Without raising taxes or relying more heavily on foreign aid, the government will fund spending increases called for in next year’s budget with an anticipated rise in revenues from exports and investment, officials said.

Though the budget has yet to be adopted by lawmakers, the Council of Ministers on Friday announced it had approved spending of $2.4 billion for next year, an 18 percent increase over current levels, which were already an 11 percent increase over last year’s budget.

Details of the new budget plan have yet to be released, and the budget drafting process is frequently criticized for a lack of transparency. Spending approved last year for the current plan included a 24 percent increase for defense and security.

Council of Ministers spokesman Phay Siphan said yesterday the budget plan would be made public after it had been referred to the National Assembly.

The $300 million increase in spending will be derived from rising agricultural production and exports as well as more rigorous tax collection, he said.

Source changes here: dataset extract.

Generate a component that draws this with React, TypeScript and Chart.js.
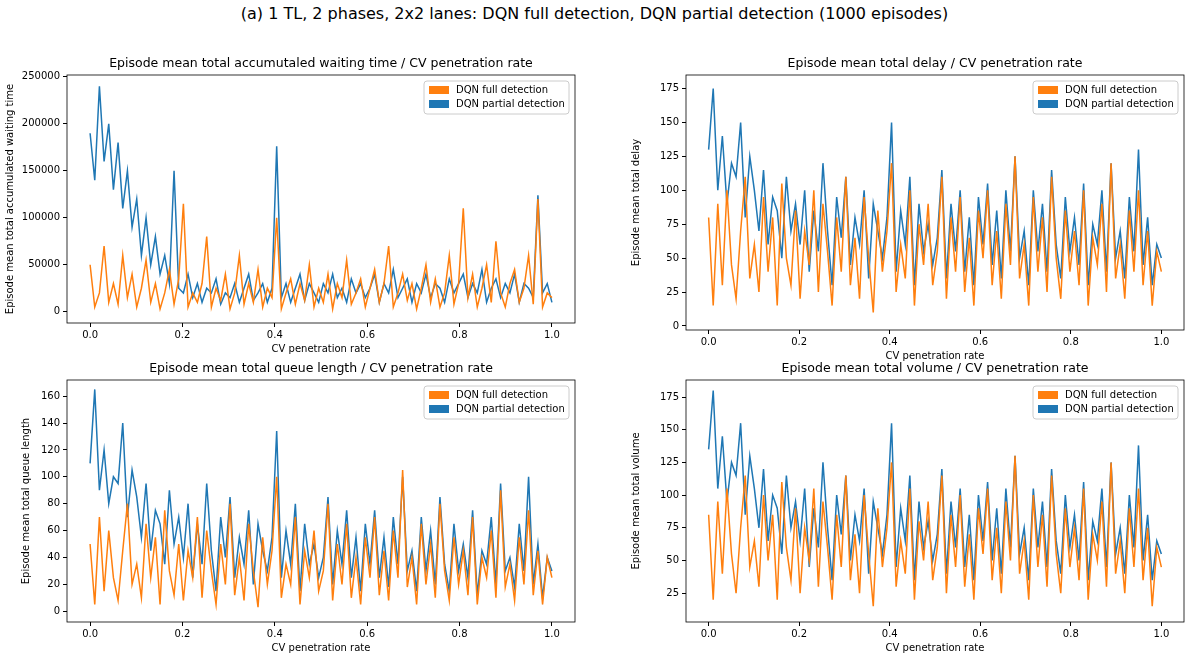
import React, { useEffect, useRef } from "react";
import { Chart, registerables } from "chart.js";
Chart.register(...registerables);

const waitFull = [50000,5000,20000,70000,10000,30000,8000,60000,15000,40000,5000,25000,55000,10000,30000,3000,20000,45000,8000,35000,115000,5000,20000,10000,30000,80000,5000,25000,12000,40000,3000,20000,60000,8000,30000,10000,45000,5000,25000,15000,100000,3000,20000,35000,8000,30000,12000,50000,5000,25000,10000,40000,3000,30000,15000,55000,8000,20000,35000,5000,25000,45000,10000,30000,70000,5000,20000,40000,12000,30000,3000,25000,50000,10000,35000,5000,20000,60000,8000,30000,110000,15000,40000,5000,25000,50000,10000,75000,20000,5000,30000,45000,10000,25000,60000,8000,120000,5000,20000,15000];
const waitPart = [190000,140000,240000,160000,200000,130000,180000,110000,150000,90000,120000,60000,100000,50000,80000,40000,60000,30000,150000,25000,20000,40000,15000,30000,10000,25000,20000,35000,8000,20000,15000,30000,10000,25000,40000,12000,20000,30000,10000,25000,176000,15000,30000,10000,25000,40000,12000,30000,20000,10000,30000,20000,40000,15000,25000,10000,35000,20000,30000,15000,25000,40000,10000,30000,20000,45000,15000,25000,35000,10000,30000,20000,40000,15000,30000,25000,10000,35000,20000,30000,40000,15000,30000,20000,45000,10000,25000,35000,15000,30000,20000,40000,10000,30000,25000,15000,124000,20000,30000,10000];
const delayFull = [80,15,90,30,100,45,20,70,110,35,60,25,95,40,80,15,105,50,30,85,20,70,45,100,25,90,55,15,80,40,110,30,65,20,95,50,10,85,40,70,120,25,60,35,100,15,75,45,90,30,55,110,20,80,40,95,25,65,15,85,50,100,30,70,20,90,45,125,35,60,15,95,40,80,25,110,50,20,85,40,70,30,100,15,65,45,90,25,120,35,60,20,85,40,100,30,70,15,55,40];
const delayPart = [130,175,100,140,90,120,110,150,80,125,100,70,115,60,95,85,50,110,70,90,60,100,40,85,55,120,70,30,95,65,110,45,80,60,100,35,90,70,50,80,150,40,85,60,110,30,90,55,75,45,65,115,35,90,55,100,40,80,30,95,60,105,45,85,35,100,55,125,50,70,30,100,55,90,40,115,60,35,95,55,80,45,105,30,75,60,100,40,120,50,70,35,95,55,130,45,80,30,60,50];
const queueFull = [50,5,70,15,60,25,8,45,80,20,35,10,65,25,55,5,75,30,12,50,8,45,25,70,10,60,30,5,50,20,80,12,40,8,65,30,3,55,20,45,100,10,35,20,70,5,45,25,60,15,30,80,8,50,20,65,10,40,5,55,25,70,12,45,8,60,25,105,18,40,5,65,20,50,10,80,30,8,55,20,45,12,70,5,40,25,60,10,90,18,35,8,55,20,75,12,45,5,40,25];
const queuePart = [110,165,90,120,80,100,95,140,70,105,85,55,95,45,75,65,35,90,50,70,40,80,25,65,35,95,45,15,70,40,85,25,55,35,75,20,65,45,30,55,134,25,60,35,80,15,65,35,50,25,40,85,20,60,35,75,25,55,15,65,35,75,25,55,18,70,35,100,30,45,15,70,30,60,20,85,35,15,65,30,50,25,75,12,45,35,70,20,95,30,40,18,65,30,100,20,50,10,40,30];
const volumeFull = [85,20,95,40,105,55,25,75,115,45,65,30,100,50,85,20,110,60,35,90,25,75,50,105,30,95,60,20,85,45,115,35,70,25,100,55,15,90,45,75,125,30,65,40,105,20,80,50,95,35,60,115,25,85,45,100,30,70,20,90,55,105,35,75,25,95,50,130,40,65,20,100,45,85,30,115,55,25,90,45,75,35,105,20,70,50,95,30,125,40,65,25,90,45,105,35,75,15,60,45];
const volumePart = [135,180,105,145,95,125,115,155,85,130,105,75,120,65,100,90,55,115,75,95,65,105,45,90,60,125,75,35,100,70,115,50,85,65,105,40,95,75,55,85,155,45,90,65,115,35,95,60,80,50,70,120,40,95,60,105,45,85,35,100,65,110,50,90,40,105,60,130,55,75,35,105,60,95,45,120,65,40,100,60,85,50,110,35,80,65,105,45,125,55,75,40,100,60,138,50,85,35,65,55];
const xTicks = [0, 0.2, 0.4, 0.6, 0.8, 1.0];
const seriesNames = ["DQN full detection", "DQN partial detection"];
const ORANGE = "#ff7f0e";
const BLUE = "#1f77b4";
const FONT = "'DejaVu Sans', sans-serif";

const toXY = (ys: number[]) => ys.map((y, i) => ({ x: i / (ys.length - 1), y }));

const framePlugin = {
  id: "frame",
  afterDraw(chart: any, _args: any, opts: any) {
    const { ctx, chartArea: a } = chart;
    ctx.save();
    ctx.strokeStyle = "#000";
    ctx.lineWidth = 0.8;
    ctx.strokeRect(a.left, a.top, a.right - a.left, a.bottom - a.top);
    // title centered on axes
    ctx.fillStyle = "#000";
    ctx.font = `12.5px ${FONT}`;
    ctx.textAlign = "center";
    ctx.textBaseline = "bottom";
    ctx.fillText(opts.title, (a.left + a.right) / 2, a.top - 5);
    ctx.textAlign = "left";
    // legend
    ctx.font = `10px ${FONT}`;
    const w = 145, h = 33;
    const x0 = a.right - w - 6, y0 = a.top + 6;
    ctx.fillStyle = "rgba(255,255,255,0.85)";
    ctx.strokeStyle = "#ccc";
    ctx.lineWidth = 1;
    ctx.beginPath();
    (ctx as any).roundRect(x0, y0, w, h, 3);
    ctx.fill();
    ctx.stroke();
    [ORANGE, BLUE].forEach((c, i) => {
      const yy = y0 + 5 + i * 14;
      ctx.fillStyle = c;
      ctx.fillRect(x0 + 5, yy, 20, 8);
      ctx.fillStyle = "#000";
      ctx.textBaseline = "middle";
      ctx.fillText(seriesNames[i], x0 + 32, yy + 4);
    });
    ctx.restore();
  },
};

type Cfg = {
  left: number; top: number; width: number; height: number; yw: number;
  title: string; ylabel: string; full: number[]; part: number[];
  ymin: number; ymax: number; yticks: number[];
};

function Panel({ c }: { c: Cfg }) {
  const ref = useRef<HTMLCanvasElement>(null);
  useEffect(() => {
    const chart = new Chart(ref.current!, {
      type: "line",
      data: {
        datasets: [
          { label: seriesNames[0], data: toXY(c.full), borderColor: ORANGE, borderWidth: 1.5, pointRadius: 0, tension: 0 },
          { label: seriesNames[1], data: toXY(c.part), borderColor: BLUE, borderWidth: 1.5, pointRadius: 0, tension: 0 },
        ],
      },
      options: {
        animation: false,
        responsive: false,
        layout: { padding: { right: 5, left: 0, top: 31, bottom: 0 } },
        plugins: {
          legend: { display: false },
          tooltip: { enabled: false },
          title: { display: false },
          frame: { title: c.title },
        },
        scales: {
          x: {
            type: "linear", min: -0.05, max: 1.05,
            afterBuildTicks: (s: any) => { s.ticks = xTicks.map((v) => ({ value: v })); },
            afterFit: (s: any) => { s.height = 32; },
            ticks: { color: "#000", font: { family: FONT, size: 10 }, callback: (v: any) => Number(v).toFixed(1), maxRotation: 0, padding: 2 },
            grid: { drawOnChartArea: false, drawTicks: true, tickLength: 4, color: "#000" },
            border: { display: false },
            title: { display: true, text: "CV penetration rate", color: "#000", font: { family: FONT, size: 10 }, padding: 0 },
          },
          y: {
            type: "linear", min: c.ymin, max: c.ymax,
            afterBuildTicks: (s: any) => { s.ticks = c.yticks.map((v) => ({ value: v })); },
            afterFit: (s: any) => { s.width = c.yw; },
            ticks: { color: "#000", font: { family: FONT, size: 10 }, padding: 3, callback: (v: any) => String(v) },
            grid: { drawOnChartArea: false, drawTicks: true, tickLength: 4, color: "#000" },
            border: { display: false },
            title: { display: true, text: c.ylabel, color: "#000", font: { family: FONT, size: 10 }, padding: 0 },
          },
        },
      },
      plugins: [framePlugin],
    } as any);
    return () => chart.destroy();
  }, []);
  return (
    <canvas ref={ref} width={c.width} height={c.height}
      style={{ position: "absolute", left: c.left, top: c.top, width: c.width, height: c.height }} />
  );
}

const panels: Cfg[] = [
  { left: 4, top: 44, width: 576, height: 311, yw: 63, title: "Episode mean total accumutaled waiting time / CV penetration rate", ylabel: "Episode mean total accumulated waiting time", full: waitFull, part: waitPart, ymin: -12000, ymax: 252000, yticks: [0, 50000, 100000, 150000, 200000, 250000] },
  { left: 630, top: 44, width: 559, height: 318, yw: 56, title: "Episode mean total delay / CV penetration rate", ylabel: "Episode mean total delay", full: delayFull, part: delayPart, ymin: -3, ymax: 185, yticks: [0, 25, 50, 75, 100, 125, 150, 175] },
  { left: 20, top: 349, width: 560, height: 305, yw: 47, title: "Episode mean total queue length / CV penetration rate", ylabel: "Episode mean total queue length", full: queueFull, part: queuePart, ymin: -8, ymax: 172, yticks: [0, 20, 40, 60, 80, 100, 120, 140, 160] },
  { left: 630, top: 349, width: 559, height: 305, yw: 56, title: "Episode mean total volume / CV penetration rate", ylabel: "Episode mean total volume", full: volumeFull, part: volumePart, ymin: 3, ymax: 188, yticks: [25, 50, 75, 100, 125, 150, 175] },
];

export default function App() {
  return (
    <div style={{ position: "fixed", left: 0, top: 0, width: 1189, height: 660, background: "#fff", fontFamily: FONT }}>
      <div style={{ position: "absolute", left: 0, top: 4, width: 1189, textAlign: "center", fontSize: 16, color: "#000" }}>
        (a) 1 TL, 2 phases, 2x2 lanes: DQN full detection, DQN partial detection (1000 episodes)
      </div>
      {panels.map((p, i) => <Panel key={i} c={p} />)}
    </div>
  );
}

“We have to preserve national finances,” said Mr Siphan. “We will not increase taxes but strictly collect them.”

Finance Minister Keat Chhon said on Friday that the government planned to increase tax collection to 13 percent of GDP. Economists estimate that tax collection currently stands at around 11 percent of GDP.

“When there is no tax barrier, there will be an increase in exports,” said Mr Siphan, adding that an increase in supply would bring prices down on the local market.

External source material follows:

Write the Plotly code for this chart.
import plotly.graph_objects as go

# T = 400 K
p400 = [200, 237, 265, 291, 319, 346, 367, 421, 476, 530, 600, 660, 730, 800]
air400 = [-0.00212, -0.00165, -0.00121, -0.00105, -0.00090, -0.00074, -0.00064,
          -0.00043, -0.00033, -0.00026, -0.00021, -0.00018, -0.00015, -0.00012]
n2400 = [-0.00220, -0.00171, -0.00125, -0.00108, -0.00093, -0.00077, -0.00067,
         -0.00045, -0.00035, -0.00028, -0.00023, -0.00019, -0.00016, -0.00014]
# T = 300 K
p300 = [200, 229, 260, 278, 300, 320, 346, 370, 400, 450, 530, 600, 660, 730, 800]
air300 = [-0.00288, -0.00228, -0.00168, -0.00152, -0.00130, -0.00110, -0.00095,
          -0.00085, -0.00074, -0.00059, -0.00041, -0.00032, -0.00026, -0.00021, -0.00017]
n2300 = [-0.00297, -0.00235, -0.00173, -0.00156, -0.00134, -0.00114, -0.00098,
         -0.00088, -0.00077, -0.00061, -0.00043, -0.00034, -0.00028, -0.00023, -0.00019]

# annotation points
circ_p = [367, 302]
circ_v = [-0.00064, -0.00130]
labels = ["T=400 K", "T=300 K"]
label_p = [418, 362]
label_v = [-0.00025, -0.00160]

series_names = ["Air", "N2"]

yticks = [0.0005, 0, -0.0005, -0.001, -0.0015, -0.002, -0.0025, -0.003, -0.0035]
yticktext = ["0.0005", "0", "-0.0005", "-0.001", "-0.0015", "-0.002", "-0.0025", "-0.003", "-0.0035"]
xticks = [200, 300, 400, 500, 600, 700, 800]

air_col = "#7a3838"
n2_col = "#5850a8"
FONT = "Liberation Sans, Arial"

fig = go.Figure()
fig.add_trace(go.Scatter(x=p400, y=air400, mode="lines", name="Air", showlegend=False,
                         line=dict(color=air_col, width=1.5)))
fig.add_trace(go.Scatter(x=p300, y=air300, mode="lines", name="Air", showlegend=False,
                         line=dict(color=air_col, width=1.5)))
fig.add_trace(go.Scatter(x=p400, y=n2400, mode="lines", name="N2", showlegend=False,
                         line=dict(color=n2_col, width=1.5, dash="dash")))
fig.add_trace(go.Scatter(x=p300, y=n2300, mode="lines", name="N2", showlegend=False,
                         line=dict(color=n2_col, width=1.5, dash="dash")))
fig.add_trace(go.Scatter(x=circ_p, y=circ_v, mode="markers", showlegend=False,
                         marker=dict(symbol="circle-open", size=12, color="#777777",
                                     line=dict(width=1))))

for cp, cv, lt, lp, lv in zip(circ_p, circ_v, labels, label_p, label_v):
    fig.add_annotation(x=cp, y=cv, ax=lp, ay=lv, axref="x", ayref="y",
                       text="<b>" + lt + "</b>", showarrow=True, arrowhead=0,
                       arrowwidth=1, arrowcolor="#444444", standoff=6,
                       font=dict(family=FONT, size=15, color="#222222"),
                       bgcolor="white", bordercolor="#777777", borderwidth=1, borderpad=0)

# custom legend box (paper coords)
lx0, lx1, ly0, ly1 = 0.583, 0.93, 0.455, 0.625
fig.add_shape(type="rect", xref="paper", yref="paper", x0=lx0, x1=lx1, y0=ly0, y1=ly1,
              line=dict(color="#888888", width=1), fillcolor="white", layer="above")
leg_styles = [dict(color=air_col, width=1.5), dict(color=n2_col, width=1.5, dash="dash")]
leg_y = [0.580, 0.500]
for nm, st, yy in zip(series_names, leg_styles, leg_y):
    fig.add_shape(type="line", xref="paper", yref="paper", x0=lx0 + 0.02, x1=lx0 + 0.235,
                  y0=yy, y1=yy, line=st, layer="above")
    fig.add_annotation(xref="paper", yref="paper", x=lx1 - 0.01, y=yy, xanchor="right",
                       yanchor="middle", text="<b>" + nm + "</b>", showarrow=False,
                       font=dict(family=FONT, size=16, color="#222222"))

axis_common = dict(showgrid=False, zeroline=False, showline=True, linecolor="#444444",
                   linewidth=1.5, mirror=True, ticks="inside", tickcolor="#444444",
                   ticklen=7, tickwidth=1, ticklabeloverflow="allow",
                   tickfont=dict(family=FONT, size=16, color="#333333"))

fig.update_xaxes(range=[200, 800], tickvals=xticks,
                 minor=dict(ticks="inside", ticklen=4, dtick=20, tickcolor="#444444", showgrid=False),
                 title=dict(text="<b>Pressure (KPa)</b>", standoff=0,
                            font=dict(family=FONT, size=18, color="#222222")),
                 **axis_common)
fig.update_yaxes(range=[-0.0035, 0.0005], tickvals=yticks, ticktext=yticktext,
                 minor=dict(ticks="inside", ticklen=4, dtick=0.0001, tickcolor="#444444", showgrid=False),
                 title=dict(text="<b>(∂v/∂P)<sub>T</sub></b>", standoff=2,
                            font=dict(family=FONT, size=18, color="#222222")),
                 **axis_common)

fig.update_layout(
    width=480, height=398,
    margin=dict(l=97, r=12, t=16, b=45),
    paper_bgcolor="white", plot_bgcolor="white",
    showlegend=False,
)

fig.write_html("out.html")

Yim Sovann, spokesman for the opposition Sam Rainsy Party, said he had yet to see a copy of the draft budget.

“I only get it one month prior to its adoption,” he said.

CPP lawmaker Cheam Yeap, chairman of the Assembly commission on banking and finance, said yesterday he expected the draft budget to be submitted to the body of lawmakers by today.

He said spending of aid donor funding would be limited to irrigation and infrastructure. The increase in spending was to come from an expected rise in investment.

“We are giving [investors] more time to pay taxes and giving them tax exemptions on production materials,” said Mr Yeap.